So I was craving this simple Curd Rice meal one of these days (quarantine life) and as I was making it, I was very happy from within. Curd Rice a most simple and humble preparation; an amalgamation of chilled Yoghurt/curd and soft boiled rice. Changing its avatars throughout the country according to region and taste with a bit of variation.
Dahi Bhaat a local favorite in a Maharashtrian house hold, also goes by the name of Thayir Saddam in Tamil Nadu - a must in every meal, to Doi Bhaat in Bengal, khatti kanki in Gujarat, Dahi pakhala in Odisha, Komal Saul in Assam and many more versions and names of curd rice throughout the country.
What makes it special is the simplicity of chilled Dahi with soft rice and a few other ingredient which are easily found and give it a local taste and flavours which are unique and simplest to find, eat and digest. It’s healthy too, with it’s good bacteria, probiotic property and it’s also good for the immunity.
No wonder this is a most comforting meal found all over India especially in Summers or hot places.
But this Marathi mulgis heart belongs to the one cooked in Maharashtra in her mother’s kitchen.
Dahi Bhaat always takes me back to the more simpler times literally. I am talking about the 90’s when life was a lot simpler less hassled, technology was just setting in and hadn’t taken over lives, social media was newspapers and Doordarshan if anything. Especially for a kid in Kg (as in kindergarten not kilograms)the simplest times you can say without a shred of worry and an ounce of stress ; one only being practising your alphabets in the cutest sing song manner there was.
So well, in my kg we were allowed only sabzi chapati (bhaji poli ) i.e staple healthy food and one day was reserved for snacks in our tiffin.
So apart from sabzi chapati we were also allowed curd rice once in a while. I wasn’t a big fan but call it peer pressure, change or just a kg tantrum; I wanted that in my tiffin. So after pestering my mom for the same, now you may be wondering - what’s their to pester in that. Well I was an asthmatic child and Eating curd got me bouts of cough. So yes, you can imagine my mother’s state but being the sweetheart she always is with me and trying to make me happy (don’t be fooled, she is very strict when she has to) as always. She gave in. So next day I go to school all excited expecting my first ever curd rice in my tiffin. A small kindergartener who couldn’t contain her excitement for eating the most humble meal ever curd rice cos she never had one. So finally when I opened my tiffin and stared at it with the utmost love and began eating the lovely lemon coloured curd rice with so much enthusiasm. Well let’s decrease the enthusiasm over here not in quality but in quantity. You see I am a very slow eater now too so imagine me in kg. I had just barely taken two bites and was enjoying my very own creamy curd rice for the first time when the teacher took away my golden lemony creamy soft rice filled tiffin and gave me a packet of Parle G biscuits to eat. She distributed my golden treasure meal fit for a king amongst my classmates whereas I looked on with fury and confusion and misery and tears. To scared to ask why she did it, I grumpily hardly even touched the biscuits. As if that wasn’t enough she called my mother next day for a meeting.
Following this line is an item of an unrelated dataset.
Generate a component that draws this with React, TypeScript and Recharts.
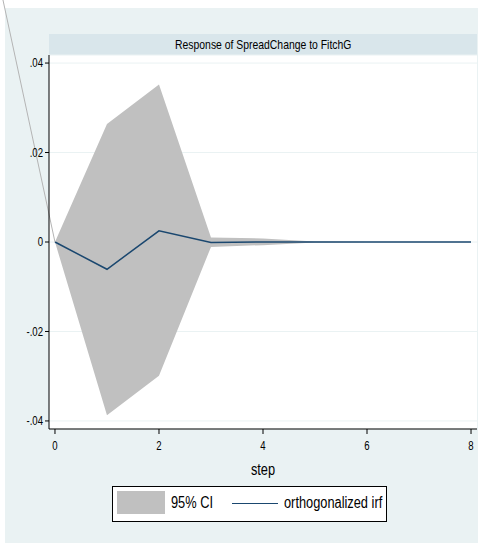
import React from 'react';
import { ComposedChart, Area, Line, XAxis, YAxis, CartesianGrid, ReferenceLine } from 'recharts';

const steps = [0, 1, 2, 3, 4, 5, 6, 7, 8];
const irf = [0, -0.0061, 0.0025, -0.0001, 0, 0, 0, 0, 0];
const ciLower = [0, -0.0387, -0.0299, -0.0011, -0.0007, -0.0001, 0, 0, 0];
const ciUpper = [0, 0.0264, 0.0352, 0.001, 0.0008, 0.0001, 0, 0, 0];
const xTicks = [0, 2, 4, 6, 8];
const yTicks = [-0.04, -0.02, 0, 0.02, 0.04];

const data = steps.map((s, i) => ({ step: s, irf: irf[i], ci: [ciLower[i], ciUpper[i]] }));

const FONT = "'Liberation Sans', Arial, sans-serif";
const NAVY = '#1a476f';
const CI_GRAY = '#c0c0c0';
const SQUEEZE = 0.8;

const fmtY = (v: number) => {
  if (v === 0) return '0';
  return v.toFixed(2).replace('0.', '.');
};

// condensed look: the Stata narrow font isn't available, so squeeze horizontally
function NarrowTick(props: any) {
  const { x, y, payload, textAnchor, tickFormatter, axis } = props;
  const label = tickFormatter ? tickFormatter(payload.value) : String(payload.value);
  const dy = axis === 'x' ? '0.71em' : '0.35em';
  return (
    <text
      transform={`translate(${x},${y}) scale(${SQUEEZE},1)`}
      textAnchor={textAnchor}
      dy={dy}
      fill="#000"
      fontSize={12}
      fontFamily={FONT}
    >
      {label}
    </text>
  );
}

function StepLabel(props: any) {
  const { viewBox } = props;
  const cx = viewBox.x + viewBox.width / 2;
  const by = viewBox.y + viewBox.height - 4;
  return (
    <text
      transform={`translate(${cx},${by}) scale(${SQUEEZE},1)`}
      textAnchor="middle"
      fill="#000"
      fontSize={16}
      fontFamily={FONT}
    >
      step
    </text>
  );
}

const narrow: React.CSSProperties = {
  display: 'inline-block',
  transform: `scaleX(${SQUEEZE})`,
  whiteSpace: 'nowrap',
};

function LegendBox() {
  return (
    <div
      style={{
        position: 'absolute',
        left: 112,
        top: 486,
        width: 273,
        height: 34,
        border: '1px solid #000',
        background: '#fff',
        fontFamily: FONT,
        fontSize: 16,
        color: '#000',
      }}
    >
      <span style={{ position: 'absolute', left: 4, top: 4, width: 48, height: 23, background: CI_GRAY }} />
      <span style={{ ...narrow, position: 'absolute', left: 58, top: 7, lineHeight: '18px', transformOrigin: 'left center' }}>
        95% CI
      </span>
      <span style={{ position: 'absolute', left: 119, top: 16, width: 46, height: 0, borderTop: `1.5px solid ${NAVY}` }} />
      <span style={{ ...narrow, position: 'absolute', left: 171, top: 7, lineHeight: '18px', transformOrigin: 'left center' }}>
        orthogonalized irf
      </span>
    </div>
  );
}

export default function App() {
  return (
    <div style={{ position: 'relative', width: 478, height: 543, background: '#fff', overflow: 'hidden' }}>
      <style>{'body{margin:0}'}</style>
      <div style={{ position: 'absolute', left: 5, top: 8, right: 0, bottom: 0, background: '#eaf2f3' }} />
      <div
        style={{
          position: 'absolute',
          left: 49,
          top: 34,
          width: 428,
          height: 21,
          background: '#d9e6eb',
          fontFamily: FONT,
          fontSize: 13,
          lineHeight: '21px',
          textAlign: 'center',
          color: '#000',
        }}
      >
        <span style={{ ...narrow, transformOrigin: 'center center' }}>Response of SpreadChange to FitchG</span>
      </div>
      <div style={{ position: 'absolute', left: 0, top: 0 }}>
        <ComposedChart width={478} height={543} data={data} margin={{ top: 55, right: 1, bottom: 64, left: 0 }}>
          <CartesianGrid horizontal vertical={false} stroke="#eaf2f3" strokeWidth={1} fill="#fff" />
          <XAxis
            dataKey="step"
            type="number"
            domain={[-0.115, 8.115]}
            ticks={xTicks}
            height={50}
            tickSize={5}
            tickMargin={7}
            stroke="#000"
            tick={<NarrowTick axis="x" />}
            label={<StepLabel />}
          />
          <YAxis
            type="number"
            domain={[-0.0418, 0.0418]}
            ticks={yTicks}
            tickFormatter={fmtY}
            width={49}
            tickSize={4}
            tickMargin={2}
            stroke="#000"
            tick={<NarrowTick axis="y" tickFormatter={fmtY} />}
          />
          <Area
            dataKey="ci"
            type="linear"
            stroke="none"
            fill={CI_GRAY}
            fillOpacity={1}
            isAnimationActive={false}
          />
          <Line
            dataKey="irf"
            type="linear"
            stroke={NAVY}
            strokeWidth={1.5}
            dot={false}
            isAnimationActive={false}
          />
          <ReferenceLine
            segment={[{ x: -1.0, y: 0.0541 }, { x: 0, y: 0 }]}
            ifOverflow="visible"
            stroke="#b4b4b4"
            strokeWidth={1}
          />
        </ComposedChart>
      </div>
      <LegendBox />
    </div>
  );
}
After going home and throwing a tiny tantrum and being pacified by mother with the utmost love, loads of play time and yummiest fare, I totally forgot the episode apart from the happy fact that the next day mumma would be picking me up from school after meeting my teacher.
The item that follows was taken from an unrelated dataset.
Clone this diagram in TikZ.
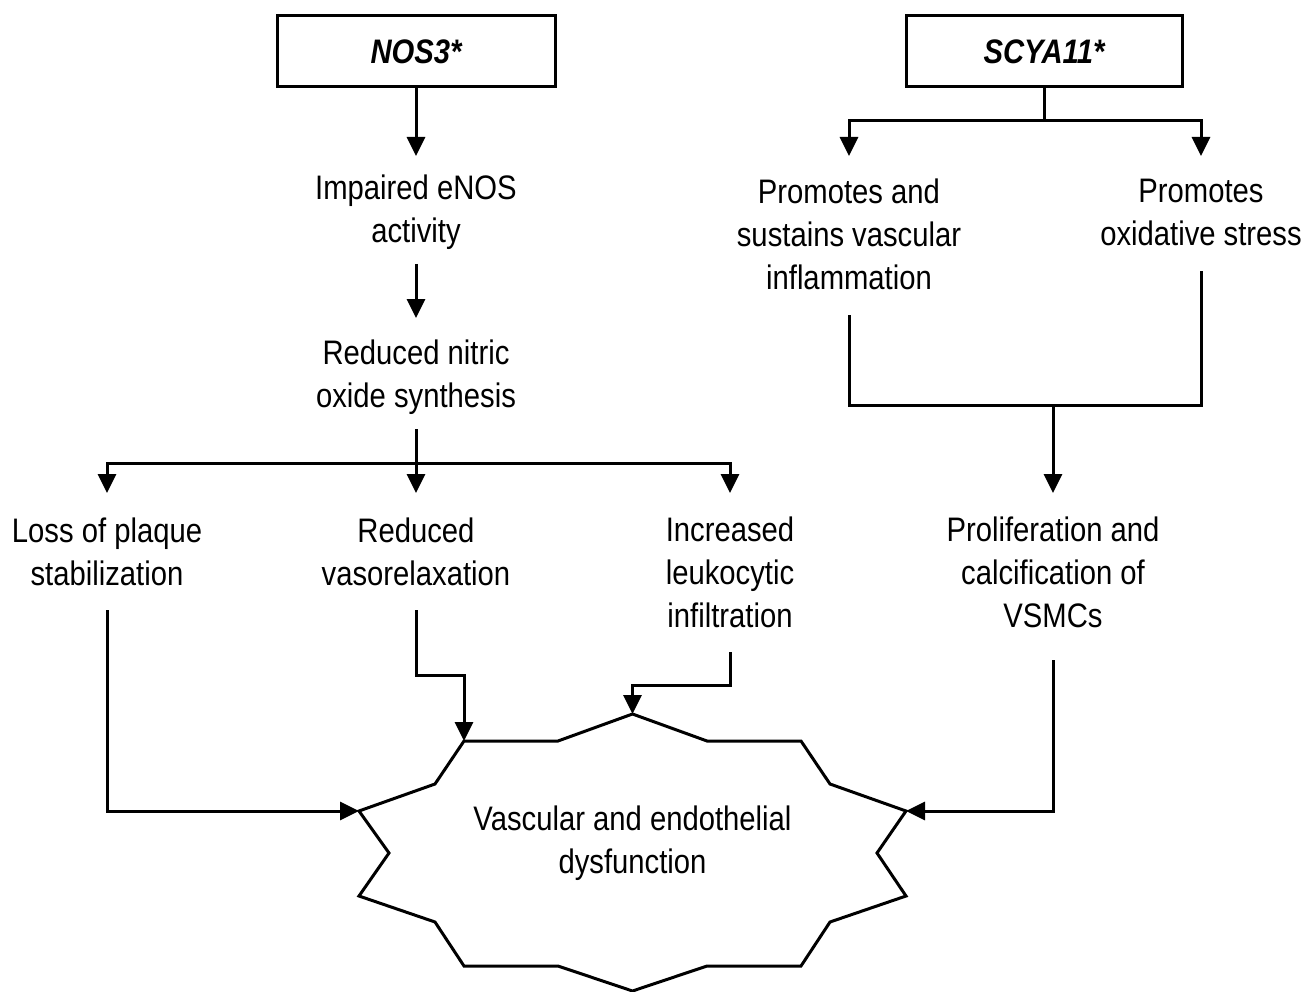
\documentclass[tikz,border=0pt]{standalone}
\usepackage{fontspec}
\setmainfont{Liberation Sans}[FakeStretch=0.86]
\usetikzlibrary{arrows.meta}
\begin{document}
\begin{tikzpicture}[x=1pt,y=-1pt,
  lbl/.style={font=\fontsize{34}{43}\selectfont, align=center, inner sep=0pt, anchor=base},
  gene/.style={draw, line width=3pt, minimum width=278pt, minimum height=71pt, inner sep=0pt,
    font=\fontsize{34}{43}\selectfont\bfseries\itshape},
  conn/.style={line width=3pt},
  arr/.style={conn, -{Triangle[length=19pt,width=18pt]}}]
\useasboundingbox (0,0) rectangle (1303,992);

% gene boxes
\node[gene] (nos3) at (416,51.5) {NOS3*};
\node[gene, minimum width=276pt] (scya) at (1044,51.5) {SCYA11*};

% text nodes (anchor = baseline of last line)
\node[lbl] (enos) at (416,243) {Impaired eNOS\\activity};
\node[lbl] (nosyn) at (416,407) {Reduced nitric\\oxide synthesis};
\node[lbl] (infl) at (849,290) {Promotes and\\sustains vascular\\inflammation};
\node[lbl] (oxid) at (1201,246) {Promotes\\oxidative stress};
\node[lbl] (loss) at (107,585) {Loss of plaque\\stabilization};
\node[lbl] (vaso) at (416,585) {Reduced\\vasorelaxation};
\node[lbl] (leuk) at (730,627) {Increased\\leukocytic\\infiltration};
\node[lbl] (prolif) at (1053,627) {Proliferation and\\calcification of\\VSMCs};
\node[lbl] (vasc) at (632.5,873) {Vascular and endothelial\\dysfunction};

% star outline
\coordinate (starTL) at (464,741);
\coordinate (starT) at (632.5,714);
\coordinate (starR) at (906,811);
\coordinate (starL) at (359,811);
\draw[conn, line join=miter] (starTL) -- (558,741) -- (starT) -- (707,741) -- (801,741)
  -- (830,784) -- (starR) -- (877,853) -- (906,896) -- (830,922) -- (801,966)
  -- (707,966) -- (632.5,991) -- (558,966) -- (464,966) -- (435,922) -- (359,896)
  -- (389,853) -- (starL) -- (435,784) -- cycle;

% connector end points
\coordinate (enos-in) at (416,156);
\coordinate (enos-out) at (416,264);
\coordinate (nosyn-in) at (416,318);
\coordinate (nosyn-out) at (416,429);
\coordinate (nosplit) at (416,463);
\coordinate (loss-in) at (107,493);
\coordinate (vaso-in) at (416,493);
\coordinate (leuk-in) at (730,493);
\coordinate (scsplit) at (1044,121);
\coordinate (infl-in) at (849,156);
\coordinate (oxid-in) at (1201,156);
\coordinate (infl-out) at (849,315);
\coordinate (oxid-out) at (1201,271);
\coordinate (merge) at (1053,405);
\coordinate (prolif-in) at (1053,493);
\coordinate (loss-out) at (107,610);
\coordinate (vaso-out) at (416,610);
\coordinate (leuk-out) at (730,652);
\coordinate (prolif-out) at (1053,660);

% left branch
\draw[arr] (nos3.south) -- (enos-in);
\draw[arr] (enos-out) -- (nosyn-in);
\draw[arr] (nosyn-out) -- (vaso-in);
\draw[arr] (nosplit) -| (loss-in);
\draw[arr] (nosplit) -| (leuk-in);

% right branch
\draw[conn] (scya.south) -- (scsplit);
\draw[arr] (scsplit) -| (infl-in);
\draw[arr] (scsplit) -| (oxid-in);
\draw[conn] (infl-out) |- (merge) -| (oxid-out);
\draw[arr] (merge) -- (prolif-in);

% into the star
\draw[arr] (loss-out) |- (starL);
\draw[arr] (vaso-out) -- ++(0,65) -| (starTL);
\draw[arr] (leuk-out) -- ++(0,33) -| (starT);
\draw[arr] (prolif-out) |- (starR);
\end{tikzpicture}
\end{document}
Decade or two later I find out. The reason behind the creamy lemony colour Dahi Bhaat in my tiffin in kg, the meeting and even decades later I find out the true depth of love in it all.
Well you see, my mother stuck in dilemma of having an asthmatic child who wanted to eat Dahi Bhaat for the very first time and feel one with the class, peers and not being left out; she made Dahi Bhaat but with a concerned mother’s heart ; with a little Dahi and some varan (dal) to cut down on the potency of Dahi giving me a bout of cough. Rendering that creamy lemon colour to it. You see Dahi Bhaat is like Snow White, no wonder the teacher peeped in my tiffin all right. Well let me tell you it was a yummiest one at it, my classmates finished it in the fastest bit.
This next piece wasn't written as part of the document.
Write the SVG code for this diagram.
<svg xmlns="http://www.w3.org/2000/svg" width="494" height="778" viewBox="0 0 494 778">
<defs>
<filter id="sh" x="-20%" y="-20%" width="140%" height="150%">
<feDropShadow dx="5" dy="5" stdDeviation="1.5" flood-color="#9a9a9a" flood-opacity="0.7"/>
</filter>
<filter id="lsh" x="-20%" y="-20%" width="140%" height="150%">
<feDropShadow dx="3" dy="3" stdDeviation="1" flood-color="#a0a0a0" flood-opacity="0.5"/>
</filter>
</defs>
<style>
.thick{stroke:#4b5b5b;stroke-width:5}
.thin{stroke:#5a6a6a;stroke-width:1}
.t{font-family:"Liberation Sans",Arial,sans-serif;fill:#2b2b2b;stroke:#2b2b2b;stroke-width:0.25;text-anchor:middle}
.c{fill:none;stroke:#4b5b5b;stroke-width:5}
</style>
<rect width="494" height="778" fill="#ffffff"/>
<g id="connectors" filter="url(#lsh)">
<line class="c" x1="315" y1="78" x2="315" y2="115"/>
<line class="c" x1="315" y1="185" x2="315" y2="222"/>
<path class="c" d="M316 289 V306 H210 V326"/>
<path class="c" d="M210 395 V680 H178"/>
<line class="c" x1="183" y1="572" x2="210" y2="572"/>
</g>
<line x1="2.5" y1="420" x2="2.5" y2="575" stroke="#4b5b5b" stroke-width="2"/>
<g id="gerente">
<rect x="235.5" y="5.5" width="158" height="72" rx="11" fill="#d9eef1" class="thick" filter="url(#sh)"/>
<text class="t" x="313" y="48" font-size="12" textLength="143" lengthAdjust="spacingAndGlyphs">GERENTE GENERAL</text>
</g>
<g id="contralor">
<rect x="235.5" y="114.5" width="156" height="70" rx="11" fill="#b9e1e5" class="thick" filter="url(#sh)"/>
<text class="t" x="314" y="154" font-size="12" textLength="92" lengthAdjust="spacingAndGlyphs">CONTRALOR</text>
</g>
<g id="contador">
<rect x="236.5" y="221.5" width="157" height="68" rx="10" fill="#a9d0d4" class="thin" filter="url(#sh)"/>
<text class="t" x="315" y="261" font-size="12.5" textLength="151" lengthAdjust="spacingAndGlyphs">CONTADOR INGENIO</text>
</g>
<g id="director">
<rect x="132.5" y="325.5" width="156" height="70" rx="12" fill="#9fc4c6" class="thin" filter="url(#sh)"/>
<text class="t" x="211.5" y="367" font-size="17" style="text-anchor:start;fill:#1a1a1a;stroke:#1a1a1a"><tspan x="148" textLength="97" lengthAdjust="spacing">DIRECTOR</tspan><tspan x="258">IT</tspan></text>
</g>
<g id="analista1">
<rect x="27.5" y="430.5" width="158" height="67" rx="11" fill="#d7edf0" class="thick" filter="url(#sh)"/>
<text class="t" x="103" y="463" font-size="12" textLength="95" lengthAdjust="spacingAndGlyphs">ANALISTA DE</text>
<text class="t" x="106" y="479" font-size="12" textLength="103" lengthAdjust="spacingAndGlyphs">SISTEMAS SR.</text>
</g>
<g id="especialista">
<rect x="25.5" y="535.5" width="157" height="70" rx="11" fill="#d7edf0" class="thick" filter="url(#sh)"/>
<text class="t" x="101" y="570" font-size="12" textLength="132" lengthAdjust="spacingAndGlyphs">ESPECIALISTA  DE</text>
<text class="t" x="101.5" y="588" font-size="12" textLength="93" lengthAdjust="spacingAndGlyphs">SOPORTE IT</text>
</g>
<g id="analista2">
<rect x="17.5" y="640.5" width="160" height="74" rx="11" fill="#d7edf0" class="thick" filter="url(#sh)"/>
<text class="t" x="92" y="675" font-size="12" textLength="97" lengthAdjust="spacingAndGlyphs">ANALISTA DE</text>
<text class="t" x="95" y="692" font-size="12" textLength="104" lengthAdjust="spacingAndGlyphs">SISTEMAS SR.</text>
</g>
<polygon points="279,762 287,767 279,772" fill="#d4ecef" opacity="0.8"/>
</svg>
So my mother was called for a meeting and a bit of scolding because dal was not allowed (weird no sometimes).
So she took a scolding, took double tantrums from me, took all the trouble and in return she only gave me loads of love -isn’t it the simplest of love, all for me, all for my love.
Yes my heart still yearns and will always yearn for that most comforting best creamy Lemon coloured Dahi Bhaat in the world with my mother’s love. So in this quarantine I don’t know whether I am craving for that simple yum comforting bowl of Dahi Bhaat which makes my heart sing or I am craving for my mother who’s heart sings for me and then I realise they both are one and the same thing.
So today I sit and relish this simple food thinking about the simpler times and missing and basking at the same time in the simplest love.